In 1934 he founded Flight Refueling Limited, now known as Cobham PLC, one of the United Kingdom’s greatest aerospace companies, where he developed aerial refueling equipment. By 1939, FRL had perfected the looped hose system that was used to support 16 nonstop transatlantic mail missions.

“Sir Alan Cobham set the foundation for air refueling with the invention of ‘dangle and grab’ and altered the future of military operations with the creation of ‘probe and drogue.’ His vision for air refueling was vital to military victory in the Korean War and every single conflict since,” said McNabb.
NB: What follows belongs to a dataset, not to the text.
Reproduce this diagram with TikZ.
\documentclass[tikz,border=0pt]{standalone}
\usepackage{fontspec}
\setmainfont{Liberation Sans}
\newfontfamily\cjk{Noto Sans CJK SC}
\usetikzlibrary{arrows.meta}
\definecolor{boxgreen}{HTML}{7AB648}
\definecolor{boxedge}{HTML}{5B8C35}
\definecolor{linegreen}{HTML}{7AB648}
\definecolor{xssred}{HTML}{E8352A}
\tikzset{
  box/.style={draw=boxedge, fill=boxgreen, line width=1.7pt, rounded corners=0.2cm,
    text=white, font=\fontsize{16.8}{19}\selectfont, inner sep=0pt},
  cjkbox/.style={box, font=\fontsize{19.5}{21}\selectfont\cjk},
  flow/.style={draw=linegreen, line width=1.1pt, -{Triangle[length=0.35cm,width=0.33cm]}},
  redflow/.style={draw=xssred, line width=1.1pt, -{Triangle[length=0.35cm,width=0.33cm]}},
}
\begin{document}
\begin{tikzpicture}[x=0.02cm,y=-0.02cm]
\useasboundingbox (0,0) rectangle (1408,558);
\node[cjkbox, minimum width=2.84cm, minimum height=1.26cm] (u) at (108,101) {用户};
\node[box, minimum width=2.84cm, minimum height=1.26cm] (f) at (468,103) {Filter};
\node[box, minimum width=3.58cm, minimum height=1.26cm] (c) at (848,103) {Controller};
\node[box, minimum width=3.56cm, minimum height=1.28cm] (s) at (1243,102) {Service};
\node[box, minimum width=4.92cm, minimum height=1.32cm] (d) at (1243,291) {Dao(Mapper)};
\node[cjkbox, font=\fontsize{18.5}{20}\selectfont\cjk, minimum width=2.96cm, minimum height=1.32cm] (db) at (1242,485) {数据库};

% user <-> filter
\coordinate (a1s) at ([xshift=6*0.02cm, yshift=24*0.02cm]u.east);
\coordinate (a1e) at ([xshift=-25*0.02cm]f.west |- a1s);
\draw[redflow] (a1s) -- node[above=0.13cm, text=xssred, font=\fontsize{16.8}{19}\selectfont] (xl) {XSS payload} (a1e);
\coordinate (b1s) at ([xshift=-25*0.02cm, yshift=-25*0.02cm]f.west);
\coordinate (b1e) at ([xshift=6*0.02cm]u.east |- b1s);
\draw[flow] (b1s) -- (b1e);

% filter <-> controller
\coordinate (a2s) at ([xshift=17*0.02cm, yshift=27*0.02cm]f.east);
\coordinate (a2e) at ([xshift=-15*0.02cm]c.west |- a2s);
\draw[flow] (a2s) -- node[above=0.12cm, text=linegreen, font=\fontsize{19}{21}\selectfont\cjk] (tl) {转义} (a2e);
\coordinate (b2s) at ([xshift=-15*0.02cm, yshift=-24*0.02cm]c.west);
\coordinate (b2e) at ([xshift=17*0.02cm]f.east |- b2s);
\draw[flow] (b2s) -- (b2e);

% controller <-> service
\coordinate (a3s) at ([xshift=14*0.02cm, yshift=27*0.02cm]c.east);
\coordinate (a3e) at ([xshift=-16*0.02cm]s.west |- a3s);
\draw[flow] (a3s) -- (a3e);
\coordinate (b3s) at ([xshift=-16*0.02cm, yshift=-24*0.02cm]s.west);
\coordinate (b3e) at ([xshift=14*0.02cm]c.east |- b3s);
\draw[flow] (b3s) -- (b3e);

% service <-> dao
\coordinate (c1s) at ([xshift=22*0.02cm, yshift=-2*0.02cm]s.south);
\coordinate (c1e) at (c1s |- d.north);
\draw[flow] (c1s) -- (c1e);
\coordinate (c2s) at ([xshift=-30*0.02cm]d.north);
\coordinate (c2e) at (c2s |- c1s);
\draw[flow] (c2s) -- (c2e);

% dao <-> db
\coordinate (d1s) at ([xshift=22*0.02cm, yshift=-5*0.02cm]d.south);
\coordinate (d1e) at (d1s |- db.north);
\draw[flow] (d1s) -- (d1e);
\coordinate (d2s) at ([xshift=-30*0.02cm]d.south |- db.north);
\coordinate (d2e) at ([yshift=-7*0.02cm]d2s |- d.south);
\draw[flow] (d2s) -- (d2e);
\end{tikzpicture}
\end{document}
In March 1949, four KC-29M tankers using FRL refueling equipment supported the first nonstop, around the world flight of a B-50 bomber. In May 1952, KB-29 tankers refueled 12 F-84E fighters on the first combat mission to use aerial refueling.

The system that first saw use in 1949 was so far ahead of its time that it was put on every refueler that was built and flown for the majority of the next century. Cobham PLC played a key role in the development of air refueling and continues to blaze a trail into the future.

“The successful application of Sir Alan’s vision gave the U.S. military and coalition partners true global reach and the ability to deliver global power anywhere at any time. Just like all of our past hall of famers, Sir Alan Cobham is immensely worthy and adds to our spectacular legacy of excellence,” he said.

Greg Bagwell, retired senior Royal Air Force commander, added that Cobham’s presence at the A/TA Walk of Fame is exactly where it’s meant to be.

“I actually walked down the Walk of Fame and on the back of A/TA’s airlift memorial stone there are three words: perseverance, sacrifice and courage. Sir Alan Cobham epitomized each and every one of those words ... just as each and every one who has ever followed,” he said.